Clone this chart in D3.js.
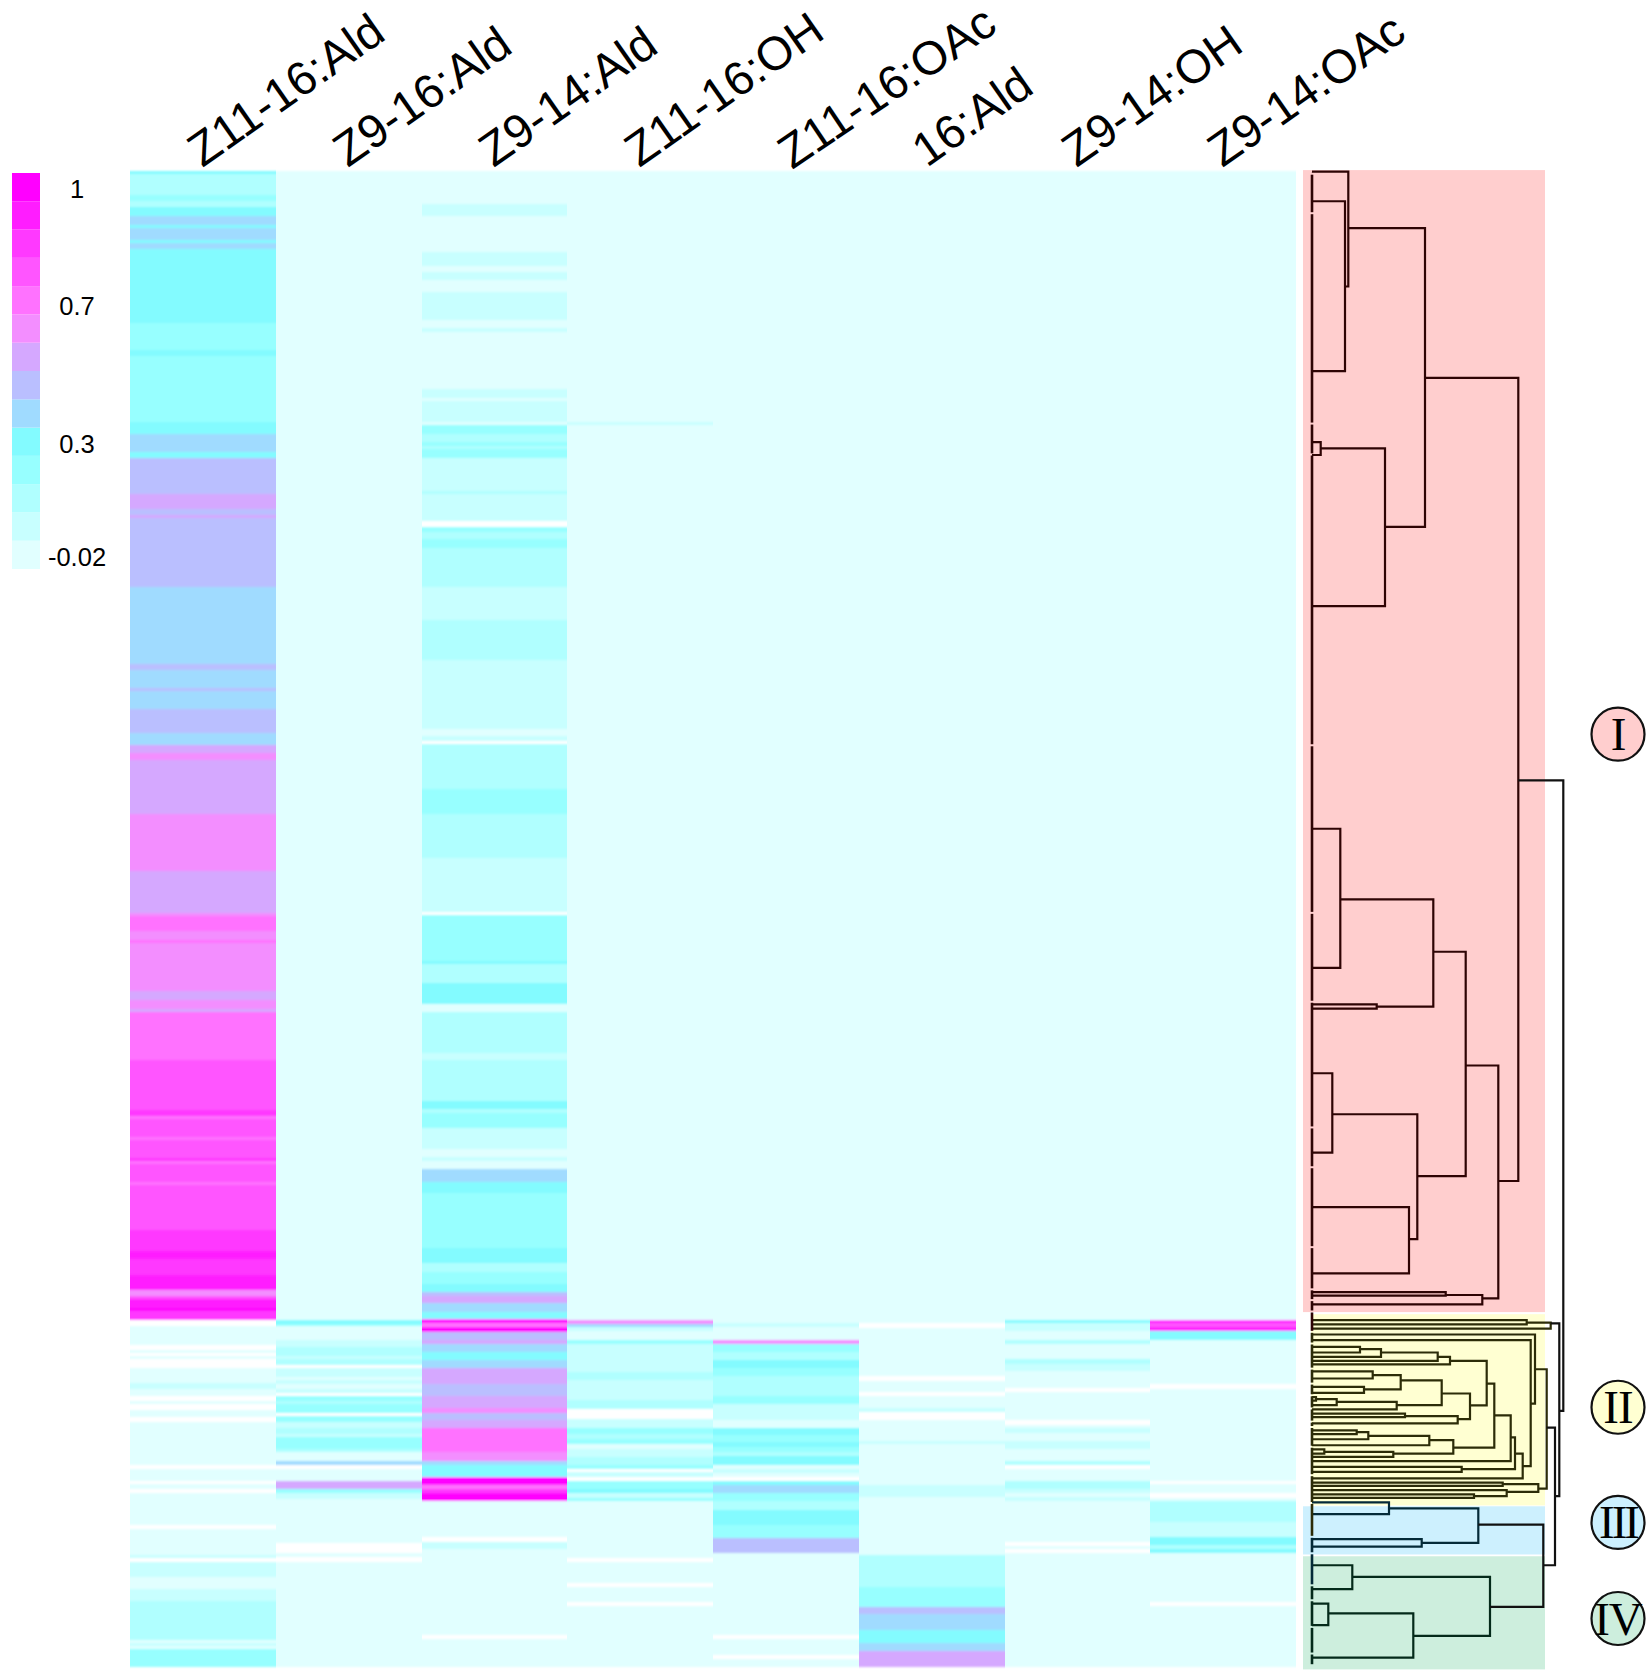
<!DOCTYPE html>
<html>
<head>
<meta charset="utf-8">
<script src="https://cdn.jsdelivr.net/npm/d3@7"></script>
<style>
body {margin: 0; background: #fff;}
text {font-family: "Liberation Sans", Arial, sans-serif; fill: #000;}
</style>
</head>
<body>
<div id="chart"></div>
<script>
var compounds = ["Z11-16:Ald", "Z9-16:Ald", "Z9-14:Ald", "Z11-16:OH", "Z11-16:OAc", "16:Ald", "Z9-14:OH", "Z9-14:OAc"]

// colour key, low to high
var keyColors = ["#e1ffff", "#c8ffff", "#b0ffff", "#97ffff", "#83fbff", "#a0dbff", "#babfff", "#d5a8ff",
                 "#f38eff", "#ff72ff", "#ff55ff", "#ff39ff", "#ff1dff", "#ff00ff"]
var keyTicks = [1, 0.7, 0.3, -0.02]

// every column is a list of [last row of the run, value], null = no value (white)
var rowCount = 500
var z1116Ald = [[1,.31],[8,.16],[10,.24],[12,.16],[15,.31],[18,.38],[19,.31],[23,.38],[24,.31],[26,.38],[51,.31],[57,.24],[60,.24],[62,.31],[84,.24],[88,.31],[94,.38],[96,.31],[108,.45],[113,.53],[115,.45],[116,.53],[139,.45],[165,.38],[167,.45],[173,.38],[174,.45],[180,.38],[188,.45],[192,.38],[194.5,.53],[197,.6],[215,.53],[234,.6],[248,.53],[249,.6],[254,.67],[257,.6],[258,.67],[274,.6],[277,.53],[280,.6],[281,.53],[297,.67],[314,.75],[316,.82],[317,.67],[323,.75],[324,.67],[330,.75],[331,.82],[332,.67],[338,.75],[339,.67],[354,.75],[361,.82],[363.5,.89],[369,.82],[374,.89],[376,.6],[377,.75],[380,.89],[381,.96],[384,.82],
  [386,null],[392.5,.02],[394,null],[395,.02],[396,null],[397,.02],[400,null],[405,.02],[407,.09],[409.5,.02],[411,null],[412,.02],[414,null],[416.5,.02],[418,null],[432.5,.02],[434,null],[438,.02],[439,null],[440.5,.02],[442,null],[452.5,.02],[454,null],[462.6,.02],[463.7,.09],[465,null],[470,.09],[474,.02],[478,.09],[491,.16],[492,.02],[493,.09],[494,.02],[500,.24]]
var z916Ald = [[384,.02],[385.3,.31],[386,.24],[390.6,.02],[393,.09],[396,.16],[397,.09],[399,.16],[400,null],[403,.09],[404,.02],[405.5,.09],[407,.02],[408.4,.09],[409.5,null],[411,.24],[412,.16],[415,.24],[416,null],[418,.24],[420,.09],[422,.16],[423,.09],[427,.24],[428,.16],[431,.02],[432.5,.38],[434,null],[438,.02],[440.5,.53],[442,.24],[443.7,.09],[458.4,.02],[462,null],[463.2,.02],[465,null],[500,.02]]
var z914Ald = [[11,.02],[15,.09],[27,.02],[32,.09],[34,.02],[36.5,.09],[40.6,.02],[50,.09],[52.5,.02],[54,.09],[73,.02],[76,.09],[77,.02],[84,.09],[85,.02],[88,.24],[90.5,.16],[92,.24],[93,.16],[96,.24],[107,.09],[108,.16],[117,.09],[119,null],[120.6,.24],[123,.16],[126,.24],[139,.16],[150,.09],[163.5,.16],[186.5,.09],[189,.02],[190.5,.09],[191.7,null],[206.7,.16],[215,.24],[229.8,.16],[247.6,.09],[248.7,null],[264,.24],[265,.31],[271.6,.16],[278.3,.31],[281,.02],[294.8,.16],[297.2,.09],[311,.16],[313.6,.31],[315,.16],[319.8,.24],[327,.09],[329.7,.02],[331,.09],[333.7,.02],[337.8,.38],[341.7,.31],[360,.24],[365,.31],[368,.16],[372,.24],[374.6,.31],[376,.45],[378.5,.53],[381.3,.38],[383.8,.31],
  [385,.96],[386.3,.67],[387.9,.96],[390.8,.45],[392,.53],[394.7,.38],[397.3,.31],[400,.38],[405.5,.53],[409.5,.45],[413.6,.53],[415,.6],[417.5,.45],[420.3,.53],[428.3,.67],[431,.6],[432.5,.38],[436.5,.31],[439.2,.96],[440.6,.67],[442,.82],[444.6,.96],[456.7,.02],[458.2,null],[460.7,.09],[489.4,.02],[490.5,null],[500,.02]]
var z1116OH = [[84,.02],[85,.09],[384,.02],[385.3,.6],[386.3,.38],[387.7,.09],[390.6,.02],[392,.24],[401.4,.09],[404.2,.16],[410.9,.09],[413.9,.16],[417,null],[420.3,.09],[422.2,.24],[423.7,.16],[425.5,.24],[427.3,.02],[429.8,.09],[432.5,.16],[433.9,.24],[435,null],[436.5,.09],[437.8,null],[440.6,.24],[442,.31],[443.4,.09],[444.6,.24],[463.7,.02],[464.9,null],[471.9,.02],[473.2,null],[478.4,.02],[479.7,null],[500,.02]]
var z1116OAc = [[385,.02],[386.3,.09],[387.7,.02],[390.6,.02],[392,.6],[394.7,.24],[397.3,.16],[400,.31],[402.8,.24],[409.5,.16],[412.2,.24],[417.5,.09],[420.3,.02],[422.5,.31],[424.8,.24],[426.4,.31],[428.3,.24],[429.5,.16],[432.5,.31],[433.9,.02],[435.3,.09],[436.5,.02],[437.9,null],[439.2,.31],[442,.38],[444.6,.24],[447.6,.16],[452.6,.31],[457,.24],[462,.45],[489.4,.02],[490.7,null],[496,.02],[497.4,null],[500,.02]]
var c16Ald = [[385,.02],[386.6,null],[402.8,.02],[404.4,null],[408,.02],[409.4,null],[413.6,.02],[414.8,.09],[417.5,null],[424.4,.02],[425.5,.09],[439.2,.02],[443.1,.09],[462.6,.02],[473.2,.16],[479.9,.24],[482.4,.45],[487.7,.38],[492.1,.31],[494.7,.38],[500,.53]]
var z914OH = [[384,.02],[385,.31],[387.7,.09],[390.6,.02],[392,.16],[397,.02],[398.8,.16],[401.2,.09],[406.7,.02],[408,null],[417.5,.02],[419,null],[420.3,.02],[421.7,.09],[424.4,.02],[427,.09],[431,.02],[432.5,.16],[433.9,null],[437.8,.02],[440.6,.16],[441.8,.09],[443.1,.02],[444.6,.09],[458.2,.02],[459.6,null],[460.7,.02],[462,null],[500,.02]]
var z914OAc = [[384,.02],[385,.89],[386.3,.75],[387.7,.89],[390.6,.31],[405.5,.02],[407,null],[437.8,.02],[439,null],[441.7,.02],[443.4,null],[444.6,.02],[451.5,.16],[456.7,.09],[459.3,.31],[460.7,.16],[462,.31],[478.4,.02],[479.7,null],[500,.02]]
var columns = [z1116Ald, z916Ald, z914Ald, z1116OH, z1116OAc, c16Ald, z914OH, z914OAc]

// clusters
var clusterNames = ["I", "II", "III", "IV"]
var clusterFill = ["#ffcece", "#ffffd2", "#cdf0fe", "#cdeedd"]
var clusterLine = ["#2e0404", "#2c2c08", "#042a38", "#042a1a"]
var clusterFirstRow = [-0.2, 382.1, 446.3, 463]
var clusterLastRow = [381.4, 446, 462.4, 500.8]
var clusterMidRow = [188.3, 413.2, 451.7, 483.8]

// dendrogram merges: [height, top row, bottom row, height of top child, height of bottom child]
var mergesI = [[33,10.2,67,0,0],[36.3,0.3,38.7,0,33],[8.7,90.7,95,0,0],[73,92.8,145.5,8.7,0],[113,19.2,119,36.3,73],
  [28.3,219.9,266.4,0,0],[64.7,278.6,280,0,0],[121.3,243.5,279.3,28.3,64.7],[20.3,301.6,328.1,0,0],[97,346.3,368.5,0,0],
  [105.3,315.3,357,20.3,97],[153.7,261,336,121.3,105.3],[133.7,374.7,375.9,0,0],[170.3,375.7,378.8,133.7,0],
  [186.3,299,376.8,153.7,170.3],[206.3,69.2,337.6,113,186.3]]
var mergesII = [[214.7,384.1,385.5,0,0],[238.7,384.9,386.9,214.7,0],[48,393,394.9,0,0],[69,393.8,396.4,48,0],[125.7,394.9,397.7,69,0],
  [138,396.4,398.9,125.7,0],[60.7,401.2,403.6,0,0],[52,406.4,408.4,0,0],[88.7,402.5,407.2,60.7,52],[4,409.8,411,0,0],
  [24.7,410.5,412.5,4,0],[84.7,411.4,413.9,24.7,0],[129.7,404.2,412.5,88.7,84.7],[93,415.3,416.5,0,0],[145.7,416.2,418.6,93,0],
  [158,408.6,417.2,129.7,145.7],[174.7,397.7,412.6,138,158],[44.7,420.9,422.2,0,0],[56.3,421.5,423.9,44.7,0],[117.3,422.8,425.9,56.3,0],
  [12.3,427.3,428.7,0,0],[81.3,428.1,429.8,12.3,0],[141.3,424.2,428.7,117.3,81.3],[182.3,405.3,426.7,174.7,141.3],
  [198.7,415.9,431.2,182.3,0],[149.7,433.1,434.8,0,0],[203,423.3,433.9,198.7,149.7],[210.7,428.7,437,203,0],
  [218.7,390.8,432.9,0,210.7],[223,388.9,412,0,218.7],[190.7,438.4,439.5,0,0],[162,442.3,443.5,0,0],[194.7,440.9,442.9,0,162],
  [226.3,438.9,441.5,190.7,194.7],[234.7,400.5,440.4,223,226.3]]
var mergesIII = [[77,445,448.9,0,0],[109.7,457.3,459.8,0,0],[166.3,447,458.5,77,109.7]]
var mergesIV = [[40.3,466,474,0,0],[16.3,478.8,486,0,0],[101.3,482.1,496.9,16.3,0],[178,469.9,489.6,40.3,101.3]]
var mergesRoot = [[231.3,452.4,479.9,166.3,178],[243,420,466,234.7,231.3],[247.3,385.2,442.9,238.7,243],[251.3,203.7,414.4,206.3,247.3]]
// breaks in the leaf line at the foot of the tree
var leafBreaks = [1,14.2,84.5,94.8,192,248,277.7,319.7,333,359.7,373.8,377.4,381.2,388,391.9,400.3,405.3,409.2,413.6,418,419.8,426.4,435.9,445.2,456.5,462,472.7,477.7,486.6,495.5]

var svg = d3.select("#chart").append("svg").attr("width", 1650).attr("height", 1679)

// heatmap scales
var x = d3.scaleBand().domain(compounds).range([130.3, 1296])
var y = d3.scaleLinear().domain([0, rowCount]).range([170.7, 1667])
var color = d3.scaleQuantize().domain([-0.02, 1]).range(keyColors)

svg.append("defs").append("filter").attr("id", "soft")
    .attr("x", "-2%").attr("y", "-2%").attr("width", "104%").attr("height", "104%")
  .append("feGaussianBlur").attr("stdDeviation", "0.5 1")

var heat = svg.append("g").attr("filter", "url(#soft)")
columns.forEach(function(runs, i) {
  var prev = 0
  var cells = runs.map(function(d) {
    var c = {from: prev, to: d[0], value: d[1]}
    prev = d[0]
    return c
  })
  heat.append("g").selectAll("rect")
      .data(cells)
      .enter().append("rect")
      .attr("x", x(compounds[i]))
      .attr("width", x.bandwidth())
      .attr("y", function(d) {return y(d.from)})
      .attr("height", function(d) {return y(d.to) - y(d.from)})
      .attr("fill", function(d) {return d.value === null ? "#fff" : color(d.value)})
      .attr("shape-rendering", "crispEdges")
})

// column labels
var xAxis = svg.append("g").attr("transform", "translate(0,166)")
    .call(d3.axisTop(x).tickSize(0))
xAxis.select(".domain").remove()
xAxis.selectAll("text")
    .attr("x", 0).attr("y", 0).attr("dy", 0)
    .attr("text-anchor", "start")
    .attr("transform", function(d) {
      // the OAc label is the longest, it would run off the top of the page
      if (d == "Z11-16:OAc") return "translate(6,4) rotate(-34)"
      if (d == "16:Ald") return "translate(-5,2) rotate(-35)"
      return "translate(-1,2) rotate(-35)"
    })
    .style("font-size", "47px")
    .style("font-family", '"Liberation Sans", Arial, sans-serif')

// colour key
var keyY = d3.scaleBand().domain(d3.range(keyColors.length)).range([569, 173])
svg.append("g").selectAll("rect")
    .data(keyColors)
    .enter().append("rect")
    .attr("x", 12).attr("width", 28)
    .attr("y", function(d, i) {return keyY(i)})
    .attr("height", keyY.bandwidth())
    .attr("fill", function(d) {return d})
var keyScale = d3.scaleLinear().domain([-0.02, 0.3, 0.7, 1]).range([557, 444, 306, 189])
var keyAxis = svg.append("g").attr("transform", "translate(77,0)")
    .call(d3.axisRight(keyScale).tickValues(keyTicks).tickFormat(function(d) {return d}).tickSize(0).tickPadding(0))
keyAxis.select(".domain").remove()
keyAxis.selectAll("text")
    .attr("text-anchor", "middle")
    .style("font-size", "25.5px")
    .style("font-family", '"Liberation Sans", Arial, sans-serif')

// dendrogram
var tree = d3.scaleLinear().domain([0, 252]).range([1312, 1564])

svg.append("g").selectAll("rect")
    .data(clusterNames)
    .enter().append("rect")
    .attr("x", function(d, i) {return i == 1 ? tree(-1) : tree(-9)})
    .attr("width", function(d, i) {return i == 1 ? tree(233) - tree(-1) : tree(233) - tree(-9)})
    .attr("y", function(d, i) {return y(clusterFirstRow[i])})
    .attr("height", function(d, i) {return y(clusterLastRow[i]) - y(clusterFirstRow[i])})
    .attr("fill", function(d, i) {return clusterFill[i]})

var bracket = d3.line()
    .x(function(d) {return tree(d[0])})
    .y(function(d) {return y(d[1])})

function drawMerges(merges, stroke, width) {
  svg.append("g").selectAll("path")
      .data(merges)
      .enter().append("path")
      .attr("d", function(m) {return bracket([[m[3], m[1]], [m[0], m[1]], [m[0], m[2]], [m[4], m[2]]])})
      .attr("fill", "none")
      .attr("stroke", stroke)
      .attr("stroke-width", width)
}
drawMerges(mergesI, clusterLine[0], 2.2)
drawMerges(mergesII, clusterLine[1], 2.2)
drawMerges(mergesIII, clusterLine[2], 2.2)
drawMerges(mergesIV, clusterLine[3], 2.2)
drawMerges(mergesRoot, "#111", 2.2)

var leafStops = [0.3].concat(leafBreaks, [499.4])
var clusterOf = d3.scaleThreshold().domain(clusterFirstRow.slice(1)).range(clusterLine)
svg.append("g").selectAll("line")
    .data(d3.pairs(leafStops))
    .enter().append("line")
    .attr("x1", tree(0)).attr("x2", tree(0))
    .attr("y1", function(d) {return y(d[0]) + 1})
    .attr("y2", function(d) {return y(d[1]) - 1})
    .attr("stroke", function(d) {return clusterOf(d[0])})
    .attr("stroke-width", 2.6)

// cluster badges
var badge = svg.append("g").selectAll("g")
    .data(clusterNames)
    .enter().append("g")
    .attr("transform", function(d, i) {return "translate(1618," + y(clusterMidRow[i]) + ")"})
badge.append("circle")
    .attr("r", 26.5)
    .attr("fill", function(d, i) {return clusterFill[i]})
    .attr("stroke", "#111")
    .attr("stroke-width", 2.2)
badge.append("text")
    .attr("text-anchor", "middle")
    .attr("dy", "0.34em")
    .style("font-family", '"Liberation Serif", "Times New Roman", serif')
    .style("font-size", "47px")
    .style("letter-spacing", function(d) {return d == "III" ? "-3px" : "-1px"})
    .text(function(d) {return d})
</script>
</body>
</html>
────────
From the opening line of the listing above through the line bearing "var keyTicks = [1, 0.7, 0.3, -0.02]", repeat each line exactly. Drop every picture.

Clone this chart in D3.js.
<!DOCTYPE html>
<html>
<head>
<meta charset="utf-8">
<script src="https://cdn.jsdelivr.net/npm/d3@7"></script>
<style>
body {margin: 0; background: #fff;}
text {font-family: "Liberation Sans", Arial, sans-serif; fill: #000;}
</style>
</head>
<body>
<div id="chart"></div>
<script>
var compounds = ["Z11-16:Ald", "Z9-16:Ald", "Z9-14:Ald", "Z11-16:OH", "Z11-16:OAc", "16:Ald", "Z9-14:OH", "Z9-14:OAc"]

// colour key, low to high
var keyColors = ["#e1ffff", "#c8ffff", "#b0ffff", "#97ffff", "#83fbff", "#a0dbff", "#babfff", "#d5a8ff",
                 "#f38eff", "#ff72ff", "#ff55ff", "#ff39ff", "#ff1dff", "#ff00ff"]
var keyTicks = [1, 0.7, 0.3, -0.02]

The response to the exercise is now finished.